━━ Dataset section

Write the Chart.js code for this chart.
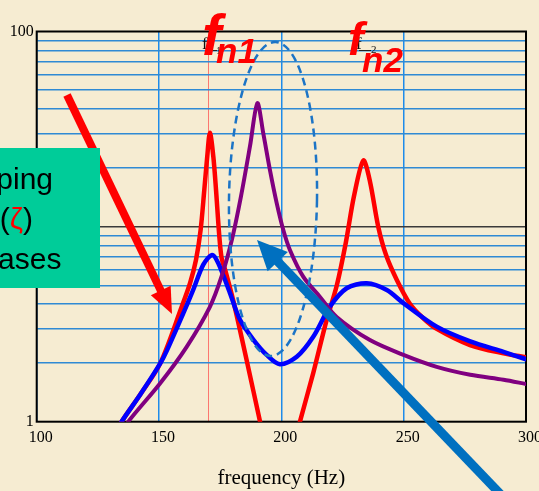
<!DOCTYPE html>
<html>
<head>
<meta charset="utf-8">
<script src="https://cdn.jsdelivr.net/npm/chart.js@4.4.1/dist/chart.umd.min.js"></script>
<style>
  html, body { margin: 0; padding: 0; background: #F6ECD2; }
  canvas { display: block; }
</style>
</head>
<body>
<canvas id="c" width="539" height="491"></canvas>
<script>
// ---- data ----
const redFreq = [131, 134.7, 142.2, 150.5, 159.3, 162.7, 165.1, 167.0, 168.5, 169.7, 170.8, 172.2, 173.3, 174.6, 175.6, 177.4, 180.4, 185.8, 191.3, 194, 199.5, 205, 207.6, 213.0, 218.2, 222.7, 226.4, 229.7, 233.5, 236.2, 239.6, 242.8, 247.2, 252.6, 257.9, 263.5, 277.1, 290.8, 300];
const redAmp  = [0.82, 1.0, 1.37, 1.99, 3.89, 5.14, 6.74, 9.61, 15.4, 22.8, 30.3, 22.8, 15.4, 9.06, 6.90, 5.78, 4.15, 2.07, 1.0, 0.70, 0.2, 0.74, 1.0, 1.77, 3.21, 5.02, 8.34, 14.35, 21.8, 17.1, 9.99, 7.15, 5.33, 4.01, 3.40, 2.99, 2.47, 2.24, 2.14];

const blueFreq = [131, 134.7, 142.2, 150.5, 153.1, 159.9, 164, 168.1, 171.7, 174.2, 179, 183.1, 188.6, 194, 199.4, 206.3, 213.1, 219.8, 226.7, 234.9, 243.1, 249.9, 263.5, 277.2, 290.8, 300];
const blueAmp  = [0.82, 1.0, 1.37, 1.99, 2.3, 3.59, 4.75, 6.38, 7.16, 6.5, 4.56, 3.33, 2.63, 2.2, 1.97, 2.15, 2.73, 3.88, 4.83, 5.12, 4.73, 4.05, 3.07, 2.58, 2.28, 2.09];

const purpleFreq = [134, 137.4, 150.4, 161.3, 170.8, 175.7, 179.8, 183.5, 187.2, 190.2, 192.6, 195.4, 198.1, 200.8, 203.5, 209.0, 215.8, 222.6, 236.2, 249.9, 263.5, 277.2, 290.8, 300];
const purpleAmp  = [0.85, 1.0, 1.57, 2.42, 3.88, 5.62, 8.59, 14.3, 25.9, 42.9, 30.1, 19.3, 13.2, 9.6, 7.59, 5.52, 4.36, 3.44, 2.62, 2.2, 1.91, 1.74, 1.64, 1.56];

const xTickValues = [100, 150, 170.3, 200, 250, 300];
const xTickLabels = ['100', '150', '', '200', '250', '300'];
const yTickValues = [1, 2, 3, 4, 5, 6, 7, 8, 9, 10, 20, 30, 40, 50, 60, 70, 80, 90, 100];
const yTickLabels = ['1', '', '', '', '', '', '', '', '', '', '', '', '', '', '', '', '', '', '100'];
const fn1Marker = 170.3;
const xTitle = 'frequency (Hz)';

const pts = (xs, ys) => xs.map((x, i) => ({ x: x, y: ys[i] }));
const serif = '"Liberation Serif", "Times New Roman", serif';
const sans = '"Liberation Sans", Arial, sans-serif';

const bgPlugin = {
  id: 'bg',
  beforeDraw(chart) {
    const ctx = chart.ctx;
    ctx.save();
    ctx.fillStyle = '#F6ECD2';
    ctx.fillRect(0, 0, chart.width, chart.height);
    ctx.restore();
  }
};

const boxPlugin = {
  id: 'box',
  beforeDatasetsDraw(chart) {
    const a = chart.chartArea, ctx = chart.ctx;
    ctx.save();
    ctx.strokeStyle = '#000';
    ctx.lineWidth = 2;
    ctx.strokeRect(a.left, a.top, a.right - a.left, a.bottom - a.top);
    ctx.restore();
  }
};

function arrow(ctx, x0, y0, x1, y1, w, headLen, headHalf, color) {
  const dx = x1 - x0, dy = y1 - y0, L = Math.hypot(dx, dy);
  const ux = dx / L, uy = dy / L;
  const bx = x1 - ux * headLen, by = y1 - uy * headLen;
  ctx.save();
  ctx.strokeStyle = color; ctx.fillStyle = color;
  ctx.lineWidth = w; ctx.lineCap = 'butt';
  ctx.beginPath(); ctx.moveTo(x0, y0); ctx.lineTo(bx + ux * 2, by + uy * 2); ctx.stroke();
  ctx.beginPath();
  ctx.moveTo(x1, y1);
  ctx.lineTo(bx - uy * headHalf, by + ux * headHalf);
  ctx.lineTo(bx + uy * headHalf, by - ux * headHalf);
  ctx.closePath(); ctx.fill();
  ctx.restore();
}

const overlayPlugin = {
  id: 'overlay',
  afterDraw(chart) {
    const ctx = chart.ctx;
    // dashed ellipse
    ctx.save();
    ctx.strokeStyle = '#1C74C6';
    ctx.lineWidth = 2.5;
    ctx.setLineDash([8, 5]);
    ctx.beginPath();
    ctx.ellipse(273, 199, 44, 157, 0.015, 0, Math.PI * 2);
    ctx.stroke();
    ctx.restore();

    // red arrow
    arrow(ctx, 67, 95, 172, 314, 8, 26, 11, '#FF0000');

    // teal box with text
    ctx.save();
    ctx.fillStyle = '#00CC99';
    ctx.fillRect(0, 148, 100, 140);
    ctx.beginPath(); ctx.rect(0, 148, 100, 140); ctx.clip();
    ctx.font = '30px ' + sans;
    ctx.fillStyle = '#000';
    ctx.textBaseline = 'alphabetic';
    ctx.textAlign = 'left';
    const tx = -67;
    ctx.fillText('Damping', tx, 189);
    const p1 = 'ratio (';
    ctx.fillText(p1, tx, 229);
    const w1 = ctx.measureText(p1).width;
    ctx.fillStyle = '#FF0000';
    ctx.fillText('ζ', tx + w1, 229);
    const w2 = ctx.measureText('ζ').width;
    ctx.fillStyle = '#000';
    ctx.fillText(')', tx + w1 + w2, 229);
    ctx.fillText('increases', tx, 269);
    ctx.restore();

    // small f1 / f2 labels
    ctx.save();
    ctx.fillStyle = '#111';
    ctx.strokeStyle = '#222';
    ctx.lineWidth = 1;
    ctx.font = '17px ' + serif;
    ctx.fillText('f', 202, 49);
    ctx.fillText('f', 356, 49);
    ctx.font = '11px ' + serif;
    ctx.fillText('1', 216, 54);
    ctx.fillText('2', 371, 53);
    ctx.beginPath();
    ctx.moveTo(205, 50.5); ctx.lineTo(217, 50.5);
    ctx.moveTo(359, 50.5); ctx.lineTo(371, 50.5);
    ctx.stroke();
    ctx.restore();

    // big red fn1 / fn2 labels
    ctx.save();
    ctx.fillStyle = '#FF0000';
    ctx.textBaseline = 'alphabetic';
    ctx.font = 'italic bold 58px ' + sans;
    ctx.fillText('f', 202, 55);
    ctx.font = 'italic bold 47px ' + sans;
    ctx.fillText('f', 348, 55);
    ctx.font = 'italic bold 35px ' + sans;
    ctx.fillText('n1', 216, 63);
    ctx.fillText('n2', 362, 72);
    ctx.restore();

    // blue arrow
    arrow(ctx, 530, 525, 257, 240, 9, 30, 14, '#0070C0');
  }
};

new Chart(document.getElementById('c'), {
  type: 'line',
  data: {
    datasets: [
      { label: 'high damping', data: pts(purpleFreq, purpleAmp), borderColor: '#800080', borderWidth: 4, order: 0 },
      { label: 'medium damping', data: pts(blueFreq, blueAmp), borderColor: '#0000FF', borderWidth: 4.5, order: 1 },
      { label: 'low damping', data: pts(redFreq, redAmp), borderColor: '#FF0000', borderWidth: 4.5, order: 2 }
    ]
  },
  options: {
    responsive: false,
    animation: false,
    devicePixelRatio: 1,
    layout: { padding: { top: 31.5, right: 13, left: 0, bottom: 0 } },
    elements: {
      point: { radius: 0 },
      line: { tension: 0.3, fill: false, borderJoinStyle: 'round', borderCapStyle: 'round', capBezierPoints: false }
    },
    datasets: { line: { clip: 0 } },
    plugins: { legend: { display: false }, tooltip: { enabled: false } },
    scales: {
      x: {
        type: 'linear', min: 100, max: 300,
        afterBuildTicks: s => { s.ticks = xTickValues.map(v => ({ value: v })); },
        afterFit: s => { s.height = 69.3; s.paddingLeft = 0; s.paddingRight = 0; },
        ticks: {
          autoSkip: false, maxRotation: 0, padding: 6, labelOffset: 4,
          color: '#000', font: { family: serif, size: 16 },
          callback: v => { const i = xTickValues.indexOf(v); return i >= 0 ? xTickLabels[i] : ''; }
        },
        grid: {
          drawTicks: false,
          color: c => (c.tick && c.tick.value === fn1Marker) ? 'rgba(255,70,70,0.7)' : '#1E8BEA',
          lineWidth: c => (c.tick && c.tick.value === fn1Marker) ? 1 : 1.5
        },
        border: { display: false },
        title: { display: true, text: xTitle, color: '#000', font: { family: serif, size: 21 }, padding: { top: 0, bottom: 0 } }
      },
      y: {
        type: 'logarithmic', min: 1, max: 100,
        afterBuildTicks: s => { s.ticks = yTickValues.map(v => ({ value: v })); },
        afterFit: s => { s.width = 36.7; s.paddingTop = 0; s.paddingBottom = 0; },
        ticks: {
          autoSkip: false, padding: 3, color: '#000', font: { family: serif, size: 16 },
          callback: v => { const i = yTickValues.indexOf(v); return i >= 0 ? yTickLabels[i] : ''; }
        },
        grid: {
          drawTicks: false,
          color: c => {
            const v = c.tick && c.tick.value;
            if (v === 1 || v === 100) return 'rgba(0,0,0,0)';
            if (v === 10) return '#3A3A3A';
            return '#2F8AD4';
          },
          lineWidth: 1.5
        },
        border: { display: false }
      }
    }
  },
  plugins: [bgPlugin, boxPlugin, overlayPlugin]
});
</script>
</body>
</html>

━━━━

Extract, word for word, each line from the top of the data down to and including the line with "2.47, 2.24, 2.14];"; skip the pictures.

Write the Chart.js code for this chart.
<!DOCTYPE html>
<html>
<head>
<meta charset="utf-8">
<script src="https://cdn.jsdelivr.net/npm/chart.js@4.4.1/dist/chart.umd.min.js"></script>
<style>
  html, body { margin: 0; padding: 0; background: #F6ECD2; }
  canvas { display: block; }
</style>
</head>
<body>
<canvas id="c" width="539" height="491"></canvas>
<script>
// ---- data ----
const redFreq = [131, 134.7, 142.2, 150.5, 159.3, 162.7, 165.1, 167.0, 168.5, 169.7, 170.8, 172.2, 173.3, 174.6, 175.6, 177.4, 180.4, 185.8, 191.3, 194, 199.5, 205, 207.6, 213.0, 218.2, 222.7, 226.4, 229.7, 233.5, 236.2, 239.6, 242.8, 247.2, 252.6, 257.9, 263.5, 277.1, 290.8, 300];
const redAmp  = [0.82, 1.0, 1.37, 1.99, 3.89, 5.14, 6.74, 9.61, 15.4, 22.8, 30.3, 22.8, 15.4, 9.06, 6.90, 5.78, 4.15, 2.07, 1.0, 0.70, 0.2, 0.74, 1.0, 1.77, 3.21, 5.02, 8.34, 14.35, 21.8, 17.1, 9.99, 7.15, 5.33, 4.01, 3.40, 2.99, 2.47, 2.24, 2.14];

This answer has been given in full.